Find the lines with the string "that" and return them.

(Entries with chart source code)
····················

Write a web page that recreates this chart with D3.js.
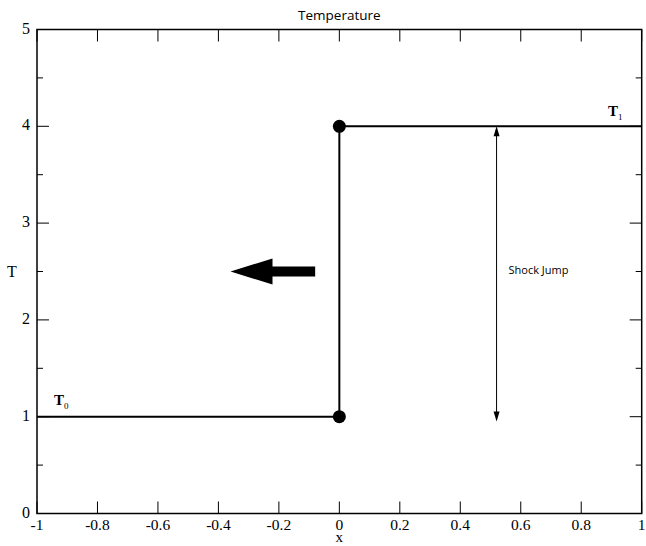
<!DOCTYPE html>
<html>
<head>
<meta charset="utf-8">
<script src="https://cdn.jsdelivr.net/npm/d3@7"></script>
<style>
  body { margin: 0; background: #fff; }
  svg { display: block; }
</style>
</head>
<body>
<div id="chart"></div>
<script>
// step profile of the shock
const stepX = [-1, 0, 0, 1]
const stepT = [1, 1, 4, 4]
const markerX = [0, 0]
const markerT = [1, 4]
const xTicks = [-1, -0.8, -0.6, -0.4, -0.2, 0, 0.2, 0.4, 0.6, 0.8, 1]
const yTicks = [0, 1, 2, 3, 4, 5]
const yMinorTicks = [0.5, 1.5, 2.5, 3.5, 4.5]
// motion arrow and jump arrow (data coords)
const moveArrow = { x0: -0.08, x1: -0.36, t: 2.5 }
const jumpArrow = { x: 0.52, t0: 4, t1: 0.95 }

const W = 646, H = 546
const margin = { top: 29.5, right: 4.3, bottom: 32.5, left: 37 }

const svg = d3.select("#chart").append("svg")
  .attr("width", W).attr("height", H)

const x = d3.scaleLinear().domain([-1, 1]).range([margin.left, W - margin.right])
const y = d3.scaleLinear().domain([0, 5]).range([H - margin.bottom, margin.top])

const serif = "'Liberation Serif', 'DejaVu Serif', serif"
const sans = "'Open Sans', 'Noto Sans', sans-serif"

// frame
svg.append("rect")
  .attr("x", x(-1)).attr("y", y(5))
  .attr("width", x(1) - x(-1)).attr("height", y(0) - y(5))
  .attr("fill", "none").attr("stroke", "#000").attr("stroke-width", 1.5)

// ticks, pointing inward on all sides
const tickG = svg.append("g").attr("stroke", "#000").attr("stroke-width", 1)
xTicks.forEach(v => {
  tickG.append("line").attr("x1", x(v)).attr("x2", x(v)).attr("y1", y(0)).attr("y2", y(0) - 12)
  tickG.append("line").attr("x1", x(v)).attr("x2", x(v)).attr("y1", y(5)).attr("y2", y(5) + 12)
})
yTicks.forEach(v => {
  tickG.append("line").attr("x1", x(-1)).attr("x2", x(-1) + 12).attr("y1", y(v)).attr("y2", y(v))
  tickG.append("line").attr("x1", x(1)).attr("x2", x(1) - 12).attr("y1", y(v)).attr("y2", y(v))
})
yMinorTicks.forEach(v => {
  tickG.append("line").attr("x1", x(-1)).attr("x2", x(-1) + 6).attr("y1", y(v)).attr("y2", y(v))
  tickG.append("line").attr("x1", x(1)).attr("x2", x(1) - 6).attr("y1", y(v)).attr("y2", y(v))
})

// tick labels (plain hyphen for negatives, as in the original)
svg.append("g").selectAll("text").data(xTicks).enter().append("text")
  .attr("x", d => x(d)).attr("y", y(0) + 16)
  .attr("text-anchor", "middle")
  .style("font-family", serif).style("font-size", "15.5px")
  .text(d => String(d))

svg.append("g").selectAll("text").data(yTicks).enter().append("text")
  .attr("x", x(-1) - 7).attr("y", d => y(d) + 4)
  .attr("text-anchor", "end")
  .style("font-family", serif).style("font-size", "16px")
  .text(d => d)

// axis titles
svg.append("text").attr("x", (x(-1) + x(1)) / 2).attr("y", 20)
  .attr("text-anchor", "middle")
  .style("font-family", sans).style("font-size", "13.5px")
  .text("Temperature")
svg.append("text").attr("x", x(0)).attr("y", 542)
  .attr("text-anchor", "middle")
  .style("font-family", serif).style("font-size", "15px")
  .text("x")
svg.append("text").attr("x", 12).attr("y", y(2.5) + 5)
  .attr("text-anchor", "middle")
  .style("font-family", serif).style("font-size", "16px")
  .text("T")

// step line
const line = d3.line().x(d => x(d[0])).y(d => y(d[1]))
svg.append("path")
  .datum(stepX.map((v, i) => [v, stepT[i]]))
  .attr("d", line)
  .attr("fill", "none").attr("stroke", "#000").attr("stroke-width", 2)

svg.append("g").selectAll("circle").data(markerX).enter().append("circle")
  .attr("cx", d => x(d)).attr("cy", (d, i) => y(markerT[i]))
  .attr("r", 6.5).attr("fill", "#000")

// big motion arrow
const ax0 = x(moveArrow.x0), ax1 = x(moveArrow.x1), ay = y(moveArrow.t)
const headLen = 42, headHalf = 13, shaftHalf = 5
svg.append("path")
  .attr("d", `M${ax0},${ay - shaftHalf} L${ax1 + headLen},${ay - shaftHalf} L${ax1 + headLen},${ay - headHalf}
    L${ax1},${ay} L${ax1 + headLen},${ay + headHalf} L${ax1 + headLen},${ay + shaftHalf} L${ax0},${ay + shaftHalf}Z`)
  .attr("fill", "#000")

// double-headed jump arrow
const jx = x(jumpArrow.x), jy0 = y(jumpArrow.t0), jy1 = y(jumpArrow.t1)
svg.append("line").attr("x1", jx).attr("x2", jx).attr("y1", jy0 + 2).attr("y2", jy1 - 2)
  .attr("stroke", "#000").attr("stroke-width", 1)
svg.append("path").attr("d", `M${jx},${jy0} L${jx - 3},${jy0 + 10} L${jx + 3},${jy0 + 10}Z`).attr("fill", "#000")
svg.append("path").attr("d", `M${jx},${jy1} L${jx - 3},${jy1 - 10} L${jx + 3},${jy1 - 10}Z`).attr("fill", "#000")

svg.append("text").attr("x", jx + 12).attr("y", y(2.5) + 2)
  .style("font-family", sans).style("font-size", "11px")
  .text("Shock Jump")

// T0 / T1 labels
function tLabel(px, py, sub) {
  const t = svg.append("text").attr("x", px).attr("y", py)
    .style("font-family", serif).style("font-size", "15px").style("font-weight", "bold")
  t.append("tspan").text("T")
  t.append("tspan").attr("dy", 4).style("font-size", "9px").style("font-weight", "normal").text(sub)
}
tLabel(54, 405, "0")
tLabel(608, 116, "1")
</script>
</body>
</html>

····················

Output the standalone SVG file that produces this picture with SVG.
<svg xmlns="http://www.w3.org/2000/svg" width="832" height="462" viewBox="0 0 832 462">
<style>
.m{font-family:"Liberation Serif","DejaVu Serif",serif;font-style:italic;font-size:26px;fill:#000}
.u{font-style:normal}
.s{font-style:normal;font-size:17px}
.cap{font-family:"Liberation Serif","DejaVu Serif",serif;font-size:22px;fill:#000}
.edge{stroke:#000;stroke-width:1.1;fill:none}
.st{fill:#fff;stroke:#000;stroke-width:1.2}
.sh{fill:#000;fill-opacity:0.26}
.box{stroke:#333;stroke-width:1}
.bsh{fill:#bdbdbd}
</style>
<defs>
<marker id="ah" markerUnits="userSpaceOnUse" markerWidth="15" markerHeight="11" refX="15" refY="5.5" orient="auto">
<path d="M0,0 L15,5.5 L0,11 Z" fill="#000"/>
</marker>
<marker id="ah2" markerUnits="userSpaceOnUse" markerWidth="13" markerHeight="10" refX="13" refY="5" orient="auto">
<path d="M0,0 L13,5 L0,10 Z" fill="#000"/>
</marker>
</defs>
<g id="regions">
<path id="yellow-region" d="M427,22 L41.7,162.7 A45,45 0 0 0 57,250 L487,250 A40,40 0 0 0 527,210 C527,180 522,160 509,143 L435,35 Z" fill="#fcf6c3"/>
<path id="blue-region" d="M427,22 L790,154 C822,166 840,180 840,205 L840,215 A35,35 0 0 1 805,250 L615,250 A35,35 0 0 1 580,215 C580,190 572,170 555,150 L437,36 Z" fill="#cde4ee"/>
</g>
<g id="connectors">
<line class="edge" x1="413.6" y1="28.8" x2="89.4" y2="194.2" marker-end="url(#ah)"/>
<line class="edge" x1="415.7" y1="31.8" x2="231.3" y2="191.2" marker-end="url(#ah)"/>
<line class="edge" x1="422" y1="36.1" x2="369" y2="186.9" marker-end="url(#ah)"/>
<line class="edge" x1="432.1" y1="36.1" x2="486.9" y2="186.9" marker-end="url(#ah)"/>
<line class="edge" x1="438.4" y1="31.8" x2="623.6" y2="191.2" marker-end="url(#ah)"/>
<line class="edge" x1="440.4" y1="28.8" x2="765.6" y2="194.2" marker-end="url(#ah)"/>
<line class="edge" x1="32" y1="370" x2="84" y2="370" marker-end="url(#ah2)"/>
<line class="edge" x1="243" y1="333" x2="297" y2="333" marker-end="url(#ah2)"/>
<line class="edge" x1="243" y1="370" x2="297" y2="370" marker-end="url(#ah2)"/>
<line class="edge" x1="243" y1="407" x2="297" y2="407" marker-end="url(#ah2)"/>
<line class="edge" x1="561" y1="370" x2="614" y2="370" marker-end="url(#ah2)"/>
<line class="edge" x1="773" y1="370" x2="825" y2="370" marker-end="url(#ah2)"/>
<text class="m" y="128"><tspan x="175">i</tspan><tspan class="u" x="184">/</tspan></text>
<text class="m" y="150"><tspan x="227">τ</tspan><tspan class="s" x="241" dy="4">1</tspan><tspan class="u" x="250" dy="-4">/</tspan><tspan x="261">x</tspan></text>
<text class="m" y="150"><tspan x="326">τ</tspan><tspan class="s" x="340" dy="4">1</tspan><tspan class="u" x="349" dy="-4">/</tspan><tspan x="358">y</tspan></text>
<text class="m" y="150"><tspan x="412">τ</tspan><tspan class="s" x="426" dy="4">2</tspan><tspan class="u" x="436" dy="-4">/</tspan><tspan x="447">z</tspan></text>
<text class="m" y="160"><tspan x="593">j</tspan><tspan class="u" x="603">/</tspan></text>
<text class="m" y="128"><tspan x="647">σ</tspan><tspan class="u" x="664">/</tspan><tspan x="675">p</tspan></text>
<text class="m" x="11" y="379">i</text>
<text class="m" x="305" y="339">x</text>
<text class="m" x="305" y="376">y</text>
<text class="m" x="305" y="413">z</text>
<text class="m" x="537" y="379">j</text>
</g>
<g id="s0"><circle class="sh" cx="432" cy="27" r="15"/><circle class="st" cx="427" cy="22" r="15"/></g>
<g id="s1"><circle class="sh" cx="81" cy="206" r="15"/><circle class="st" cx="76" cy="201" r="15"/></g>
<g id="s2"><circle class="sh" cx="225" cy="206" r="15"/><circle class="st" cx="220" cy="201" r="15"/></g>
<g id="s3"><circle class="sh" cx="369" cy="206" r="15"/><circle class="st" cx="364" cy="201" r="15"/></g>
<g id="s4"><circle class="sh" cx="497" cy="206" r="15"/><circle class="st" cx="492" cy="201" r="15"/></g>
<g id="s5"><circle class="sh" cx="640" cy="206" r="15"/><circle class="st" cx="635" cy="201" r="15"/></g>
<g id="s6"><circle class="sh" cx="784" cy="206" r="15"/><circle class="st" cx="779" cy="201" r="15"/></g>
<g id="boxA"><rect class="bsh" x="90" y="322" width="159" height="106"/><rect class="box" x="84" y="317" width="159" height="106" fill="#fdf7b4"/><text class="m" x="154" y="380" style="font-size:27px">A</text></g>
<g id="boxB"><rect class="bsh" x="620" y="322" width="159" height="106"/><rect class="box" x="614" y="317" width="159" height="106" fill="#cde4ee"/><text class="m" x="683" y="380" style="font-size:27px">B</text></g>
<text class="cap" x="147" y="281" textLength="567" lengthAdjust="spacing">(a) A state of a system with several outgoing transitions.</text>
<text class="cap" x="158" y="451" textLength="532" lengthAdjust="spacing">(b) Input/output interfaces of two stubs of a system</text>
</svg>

····················

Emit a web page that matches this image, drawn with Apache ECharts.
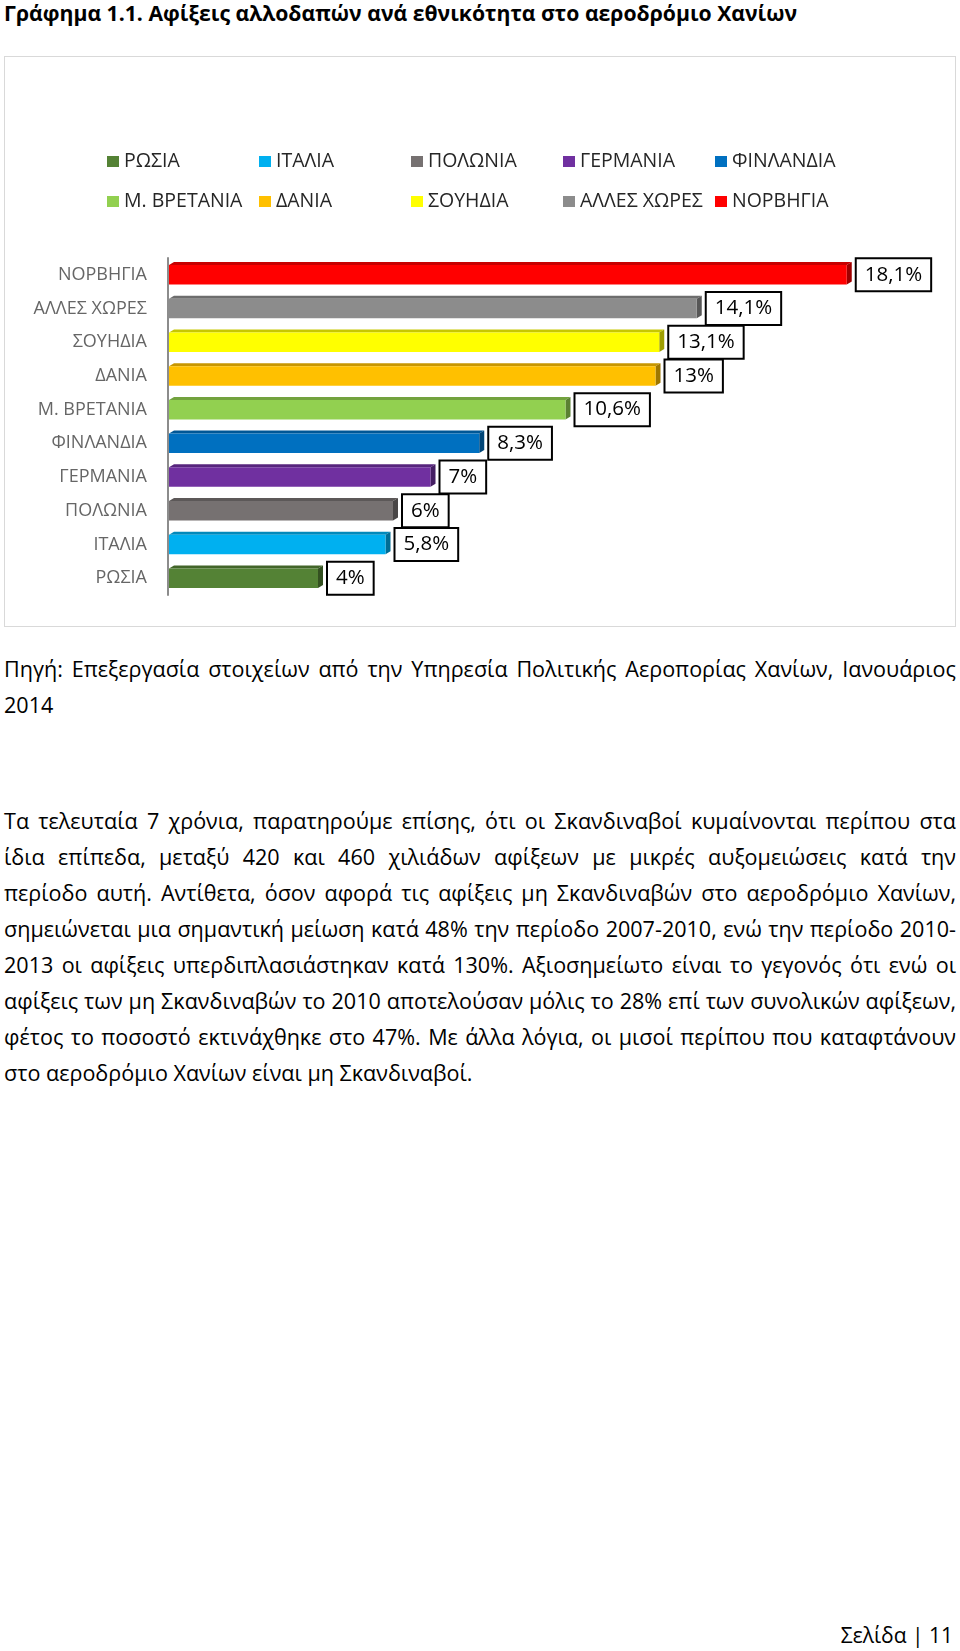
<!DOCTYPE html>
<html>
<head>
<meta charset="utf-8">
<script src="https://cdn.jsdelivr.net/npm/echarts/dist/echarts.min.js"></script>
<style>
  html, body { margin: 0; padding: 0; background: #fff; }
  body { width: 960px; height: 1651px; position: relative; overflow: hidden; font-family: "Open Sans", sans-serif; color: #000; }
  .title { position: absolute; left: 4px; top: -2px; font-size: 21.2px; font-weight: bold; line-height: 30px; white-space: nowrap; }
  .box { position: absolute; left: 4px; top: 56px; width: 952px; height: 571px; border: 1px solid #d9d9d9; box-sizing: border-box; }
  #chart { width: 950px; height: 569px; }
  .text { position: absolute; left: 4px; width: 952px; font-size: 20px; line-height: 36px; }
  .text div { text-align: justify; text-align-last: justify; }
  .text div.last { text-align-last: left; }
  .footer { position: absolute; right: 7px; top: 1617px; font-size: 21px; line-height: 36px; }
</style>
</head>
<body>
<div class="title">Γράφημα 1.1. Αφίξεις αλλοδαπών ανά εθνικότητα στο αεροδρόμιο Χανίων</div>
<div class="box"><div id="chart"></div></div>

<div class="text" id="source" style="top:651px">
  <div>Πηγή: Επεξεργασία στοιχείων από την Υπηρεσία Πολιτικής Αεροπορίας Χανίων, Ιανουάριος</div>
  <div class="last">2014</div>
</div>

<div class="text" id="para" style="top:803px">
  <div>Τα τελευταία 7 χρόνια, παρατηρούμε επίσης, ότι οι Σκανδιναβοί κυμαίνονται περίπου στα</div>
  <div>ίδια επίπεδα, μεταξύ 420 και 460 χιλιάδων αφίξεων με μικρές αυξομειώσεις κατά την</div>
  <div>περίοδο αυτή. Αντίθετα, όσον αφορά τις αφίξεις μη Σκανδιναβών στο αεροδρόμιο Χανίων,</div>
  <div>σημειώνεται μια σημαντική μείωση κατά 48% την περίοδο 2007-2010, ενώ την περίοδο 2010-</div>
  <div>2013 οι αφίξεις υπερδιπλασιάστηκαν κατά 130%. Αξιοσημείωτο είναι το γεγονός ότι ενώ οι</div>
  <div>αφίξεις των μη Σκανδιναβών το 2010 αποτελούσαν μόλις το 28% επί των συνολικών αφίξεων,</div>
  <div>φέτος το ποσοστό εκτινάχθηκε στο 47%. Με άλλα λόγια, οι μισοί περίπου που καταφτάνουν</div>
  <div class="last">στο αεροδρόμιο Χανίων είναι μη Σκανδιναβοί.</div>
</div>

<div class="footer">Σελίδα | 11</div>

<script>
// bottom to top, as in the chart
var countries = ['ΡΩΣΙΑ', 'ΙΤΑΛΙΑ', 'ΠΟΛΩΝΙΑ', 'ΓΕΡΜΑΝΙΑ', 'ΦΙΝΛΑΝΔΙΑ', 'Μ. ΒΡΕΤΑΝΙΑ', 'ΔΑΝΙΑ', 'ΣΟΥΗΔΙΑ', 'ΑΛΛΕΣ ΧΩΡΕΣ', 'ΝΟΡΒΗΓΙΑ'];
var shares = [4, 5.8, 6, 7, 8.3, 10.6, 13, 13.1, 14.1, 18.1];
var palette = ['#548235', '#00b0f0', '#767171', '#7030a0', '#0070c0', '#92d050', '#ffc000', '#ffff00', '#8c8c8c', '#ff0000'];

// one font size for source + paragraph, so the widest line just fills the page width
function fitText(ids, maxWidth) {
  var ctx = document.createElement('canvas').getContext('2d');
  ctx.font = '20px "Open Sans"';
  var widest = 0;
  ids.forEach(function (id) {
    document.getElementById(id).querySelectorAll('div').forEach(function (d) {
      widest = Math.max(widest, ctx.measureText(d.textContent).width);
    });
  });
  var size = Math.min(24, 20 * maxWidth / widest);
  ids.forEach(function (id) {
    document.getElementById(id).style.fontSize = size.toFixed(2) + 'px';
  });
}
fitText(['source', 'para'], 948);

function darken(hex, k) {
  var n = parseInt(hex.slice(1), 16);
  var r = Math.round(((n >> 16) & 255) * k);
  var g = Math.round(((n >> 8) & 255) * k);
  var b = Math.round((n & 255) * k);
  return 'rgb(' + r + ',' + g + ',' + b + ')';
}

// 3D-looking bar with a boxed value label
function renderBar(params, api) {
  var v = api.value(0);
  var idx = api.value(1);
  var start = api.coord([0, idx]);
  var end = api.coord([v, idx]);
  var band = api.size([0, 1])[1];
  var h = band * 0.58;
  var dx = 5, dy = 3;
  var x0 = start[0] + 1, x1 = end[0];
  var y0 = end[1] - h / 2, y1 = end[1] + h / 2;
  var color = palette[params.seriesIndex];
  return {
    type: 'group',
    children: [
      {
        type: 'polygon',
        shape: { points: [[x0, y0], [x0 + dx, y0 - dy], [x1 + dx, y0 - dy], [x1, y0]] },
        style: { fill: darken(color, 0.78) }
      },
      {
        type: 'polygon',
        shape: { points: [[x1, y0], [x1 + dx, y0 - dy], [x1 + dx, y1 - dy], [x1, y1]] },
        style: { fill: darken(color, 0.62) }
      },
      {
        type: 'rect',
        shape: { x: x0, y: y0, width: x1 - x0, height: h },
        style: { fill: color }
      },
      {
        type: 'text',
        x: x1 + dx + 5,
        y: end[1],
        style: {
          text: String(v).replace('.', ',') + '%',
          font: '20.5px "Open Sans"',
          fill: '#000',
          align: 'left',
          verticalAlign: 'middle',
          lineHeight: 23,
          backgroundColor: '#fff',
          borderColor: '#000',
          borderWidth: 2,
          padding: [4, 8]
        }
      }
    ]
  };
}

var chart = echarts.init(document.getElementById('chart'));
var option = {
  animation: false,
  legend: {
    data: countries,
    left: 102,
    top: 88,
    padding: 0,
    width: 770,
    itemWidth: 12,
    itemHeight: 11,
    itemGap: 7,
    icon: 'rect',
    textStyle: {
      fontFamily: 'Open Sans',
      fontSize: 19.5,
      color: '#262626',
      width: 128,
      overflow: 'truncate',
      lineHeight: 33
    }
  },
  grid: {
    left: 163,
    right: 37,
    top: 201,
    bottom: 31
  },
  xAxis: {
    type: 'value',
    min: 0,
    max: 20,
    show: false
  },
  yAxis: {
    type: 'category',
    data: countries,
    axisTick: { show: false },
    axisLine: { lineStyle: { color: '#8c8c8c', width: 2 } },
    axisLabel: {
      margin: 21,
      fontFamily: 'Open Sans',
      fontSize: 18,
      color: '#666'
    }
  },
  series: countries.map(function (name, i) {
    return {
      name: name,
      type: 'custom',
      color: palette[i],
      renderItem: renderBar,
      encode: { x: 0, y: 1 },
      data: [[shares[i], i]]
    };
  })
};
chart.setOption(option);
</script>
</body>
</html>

····················

### EXERCISE OUTPUT
Write a web page that recreates this chart with D3.js.
Output the standalone SVG file that produces this picture with SVG.
Emit a web page that matches this image, drawn with Apache ECharts.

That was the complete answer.